Exercise requirements
Transcribe the whole listing below without changing a word, but leave out every image.

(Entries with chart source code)
· · · ·
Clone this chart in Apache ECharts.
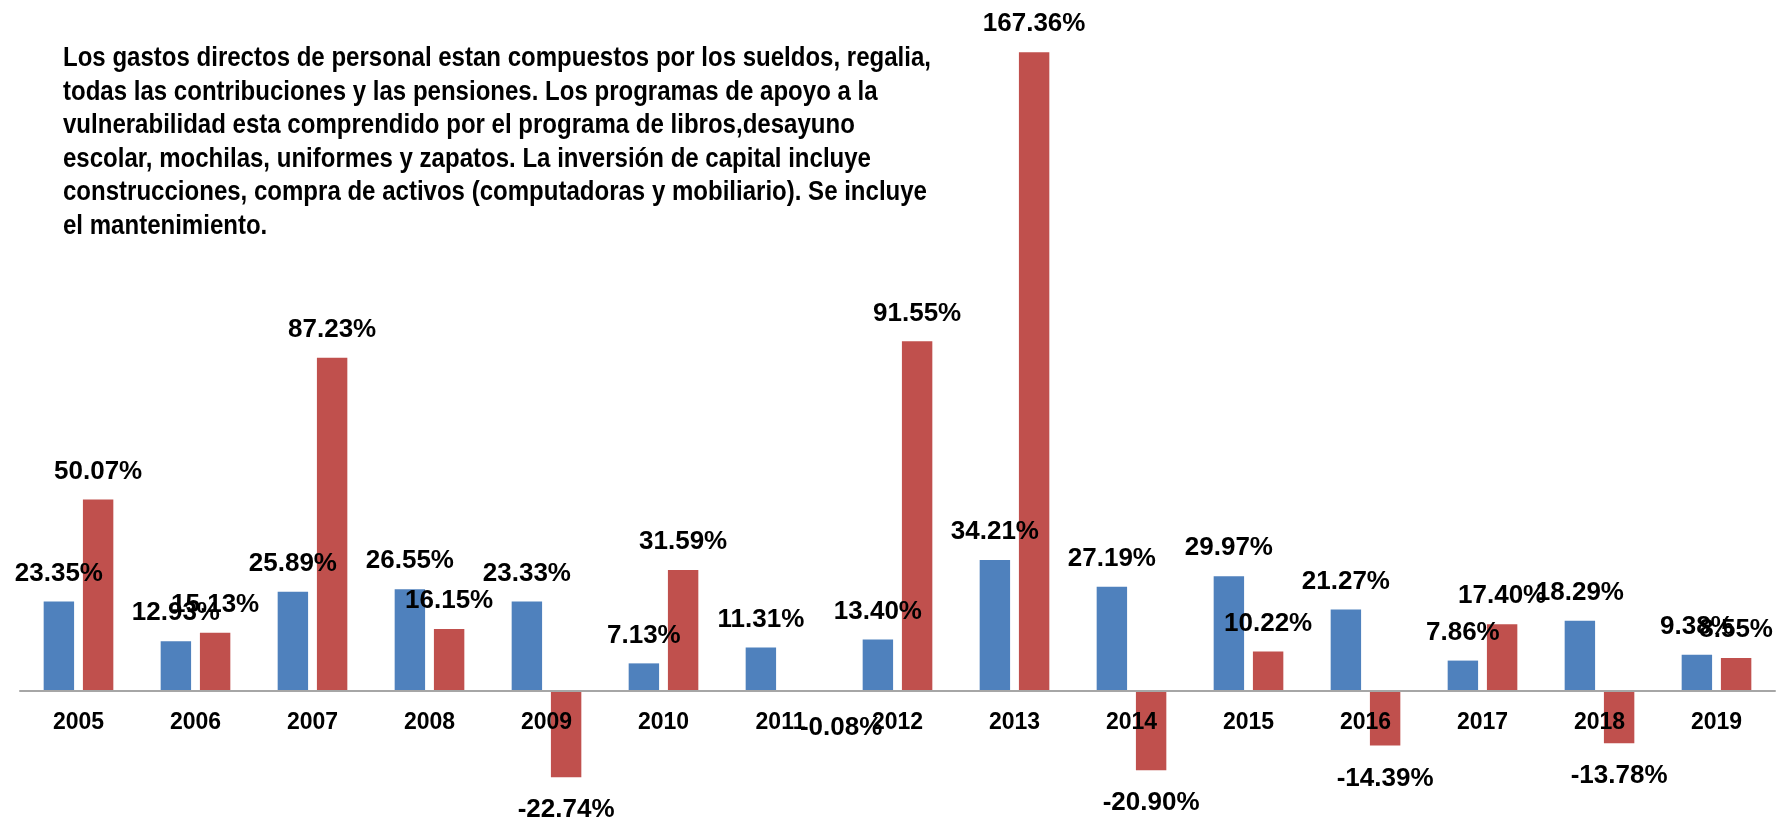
<!DOCTYPE html>
<html>
<head>
<meta charset="utf-8">
<script src="https://cdn.jsdelivr.net/npm/echarts@6/dist/echarts.min.js"></script>
<style>
  html, body {margin: 0; padding: 0; background: #fff;}
  #chart {width: 1784px; height: 825px;}
</style>
</head>
<body>
<div id="chart"></div>
<script>
const YEARS = ["2005", "2006", "2007", "2008", "2009", "2010", "2011", "2012", "2013", "2014", "2015", "2016", "2017", "2018", "2019"];
const PERSONAL = [23.35, 12.93, 25.89, 26.55, 23.33, 7.13, 11.31, 13.40, 34.21, 27.19, 29.97, 21.27, 7.86, 18.29, 9.38];
const INVERSION = [50.07, 15.13, 87.23, 16.15, -22.74, 31.59, -0.08, 91.55, 167.36, -20.90, 10.22, -14.39, 17.40, -13.78, 8.55];
const NOTE_LINES = [
  "Los gastos directos de personal estan compuestos por los sueldos, regalia,",
  "todas las contribuciones y las pensiones. Los programas de apoyo a la",
  "vulnerabilidad esta comprendido por el programa de libros,desayuno",
  "escolar, mochilas, uniformes y zapatos. La inversión de capital incluye",
  "construcciones, compra de activos (computadoras y mobiliario). Se incluye",
  "el mantenimiento."
];

// the -0.08% label was dragged to the right in the original
const INVERSION_LABEL_SHIFT = {6: [41, 4]};

const FONT = "'Liberation Sans', Arial, sans-serif";
const BLUE = "#4f81bd";
const RED = "#c0504d";

// zero line sits at y = 4 + 180 / 210 * 801 inside the grid
const GRID_TOP = 4;
const GRID_BOTTOM = 20;
const Y_MIN = -30;
const Y_MAX = 180;
const plotHeight = 825 - GRID_TOP - GRID_BOTTOM;
const zeroFromBottom = -Y_MIN / (Y_MAX - Y_MIN) * plotHeight;

function toBarData(values, shifts) {
  return values.map((v, i) => {
    const label = v < 0 ? {position: "bottom", distance: 20} : {position: "top", distance: 15};
    if (shifts && shifts[i]) {label.offset = shifts[i];}
    return {value: v, label};
  });
}

const barLabel = {
  show: true,
  formatter: params => params.value.toFixed(2) + "%",
  fontFamily: FONT,
  fontSize: 26,
  fontWeight: "bold",
  color: "#000",
};

const chart = echarts.init(document.getElementById("chart"));
chart.setOption({
  animation: false,
  grid: {left: 20, right: 9, top: GRID_TOP, bottom: GRID_BOTTOM, outerBoundsMode: "none"},
  xAxis: {
    type: "category",
    data: YEARS,
    z: 5,
    position: "bottom",
    offset: -zeroFromBottom,
    axisTick: {show: false},
    axisLine: {onZero: false, lineStyle: {color: "#a6a6a6", width: 2}},
    axisLabel: {
      margin: 21,
      fontFamily: FONT,
      fontSize: 23,
      fontWeight: "bold",
      color: "#000",
    },
  },
  yAxis: {
    type: "value",
    min: Y_MIN,
    max: Y_MAX,
    show: false,
  },
  series: [
    {
      name: "Gastos directos de personal",
      type: "bar",
      data: toBarData(PERSONAL),
      barWidth: "26%",
      barGap: "29%",
      itemStyle: {color: BLUE},
      label: barLabel,
    },
    {
      name: "Inversión de capital",
      type: "bar",
      data: toBarData(INVERSION, INVERSION_LABEL_SHIFT),
      barWidth: "26%",
      itemStyle: {color: RED},
      label: barLabel,
    },
  ],
  graphic: [
    {
      type: "text",
      x: 63,
      y: 42,
      scaleX: 0.89,
      z: 10,
      style: {
        text: NOTE_LINES.join("\n"),
        fontFamily: FONT,
        fontSize: 27,
        fontWeight: "bold",
        lineHeight: 33.5,
        verticalAlign: "top",
        fill: "#000",
      },
    },
  ],
});
</script>
</body>
</html>
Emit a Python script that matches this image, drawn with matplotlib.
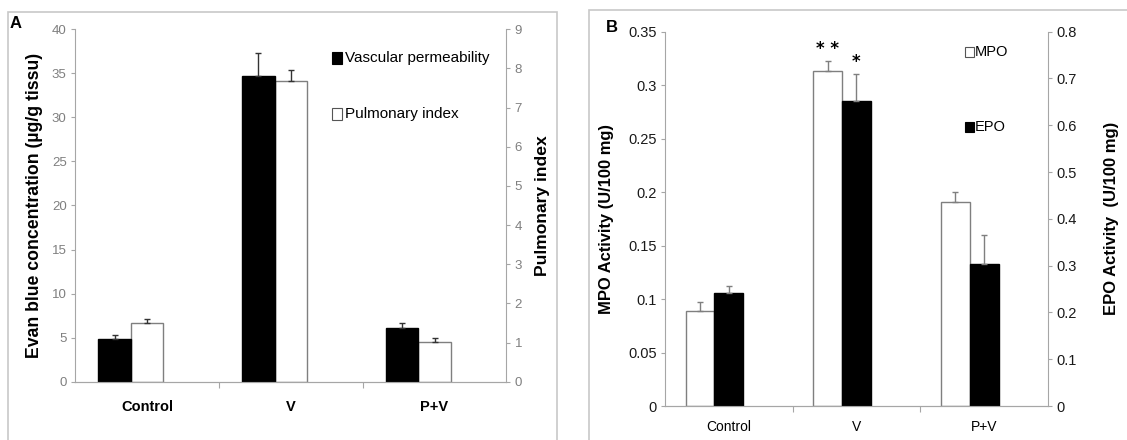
· · · ·
Exercise result
Clone this chart in Apache ECharts.
<!DOCTYPE html>
<html>
<head>
<meta charset="utf-8">
<script src="https://cdn.jsdelivr.net/npm/echarts@6/dist/echarts.min.js"></script>
<style>
  html, body {margin: 0; padding: 0; background: #fff;}
  #chart {width: 1784px; height: 825px;}
</style>
</head>
<body>
<div id="chart"></div>
<script>
const YEARS = ["2005", "2006", "2007", "2008", "2009", "2010", "2011", "2012", "2013", "2014", "2015", "2016", "2017", "2018", "2019"];
const PERSONAL = [23.35, 12.93, 25.89, 26.55, 23.33, 7.13, 11.31, 13.40, 34.21, 27.19, 29.97, 21.27, 7.86, 18.29, 9.38];
const INVERSION = [50.07, 15.13, 87.23, 16.15, -22.74, 31.59, -0.08, 91.55, 167.36, -20.90, 10.22, -14.39, 17.40, -13.78, 8.55];
const NOTE_LINES = [
  "Los gastos directos de personal estan compuestos por los sueldos, regalia,",
  "todas las contribuciones y las pensiones. Los programas de apoyo a la",
  "vulnerabilidad esta comprendido por el programa de libros,desayuno",
  "escolar, mochilas, uniformes y zapatos. La inversión de capital incluye",
  "construcciones, compra de activos (computadoras y mobiliario). Se incluye",
  "el mantenimiento."
];

// the -0.08% label was dragged to the right in the original
const INVERSION_LABEL_SHIFT = {6: [41, 4]};

const FONT = "'Liberation Sans', Arial, sans-serif";
const BLUE = "#4f81bd";
const RED = "#c0504d";

// zero line sits at y = 4 + 180 / 210 * 801 inside the grid
const GRID_TOP = 4;
const GRID_BOTTOM = 20;
const Y_MIN = -30;
const Y_MAX = 180;
const plotHeight = 825 - GRID_TOP - GRID_BOTTOM;
const zeroFromBottom = -Y_MIN / (Y_MAX - Y_MIN) * plotHeight;

function toBarData(values, shifts) {
  return values.map((v, i) => {
    const label = v < 0 ? {position: "bottom", distance: 20} : {position: "top", distance: 15};
    if (shifts && shifts[i]) {label.offset = shifts[i];}
    return {value: v, label};
  });
}

const barLabel = {
  show: true,
  formatter: params => params.value.toFixed(2) + "%",
  fontFamily: FONT,
  fontSize: 26,
  fontWeight: "bold",
  color: "#000",
};

const chart = echarts.init(document.getElementById("chart"));
chart.setOption({
  animation: false,
  grid: {left: 20, right: 9, top: GRID_TOP, bottom: GRID_BOTTOM, outerBoundsMode: "none"},
  xAxis: {
    type: "category",
    data: YEARS,
    z: 5,
    position: "bottom",
    offset: -zeroFromBottom,
    axisTick: {show: false},
    axisLine: {onZero: false, lineStyle: {color: "#a6a6a6", width: 2}},
    axisLabel: {
      margin: 21,
      fontFamily: FONT,
      fontSize: 23,
      fontWeight: "bold",
      color: "#000",
    },
  },
  yAxis: {
    type: "value",
    min: Y_MIN,
    max: Y_MAX,
    show: false,
  },
  series: [
    {
      name: "Gastos directos de personal",
      type: "bar",
      data: toBarData(PERSONAL),
      barWidth: "26%",
      barGap: "29%",
      itemStyle: {color: BLUE},
      label: barLabel,
    },
    {
      name: "Inversión de capital",
      type: "bar",
      data: toBarData(INVERSION, INVERSION_LABEL_SHIFT),
      barWidth: "26%",
      itemStyle: {color: RED},
      label: barLabel,
    },
  ],
  graphic: [
    {
      type: "text",
      x: 63,
      y: 42,
      scaleX: 0.89,
      z: 10,
      style: {
        text: NOTE_LINES.join("\n"),
        fontFamily: FONT,
        fontSize: 27,
        fontWeight: "bold",
        lineHeight: 33.5,
        verticalAlign: "top",
        fill: "#000",
      },
    },
  ],
});
</script>
</body>
</html>
Emit a Python script that matches this image, drawn with matplotlib.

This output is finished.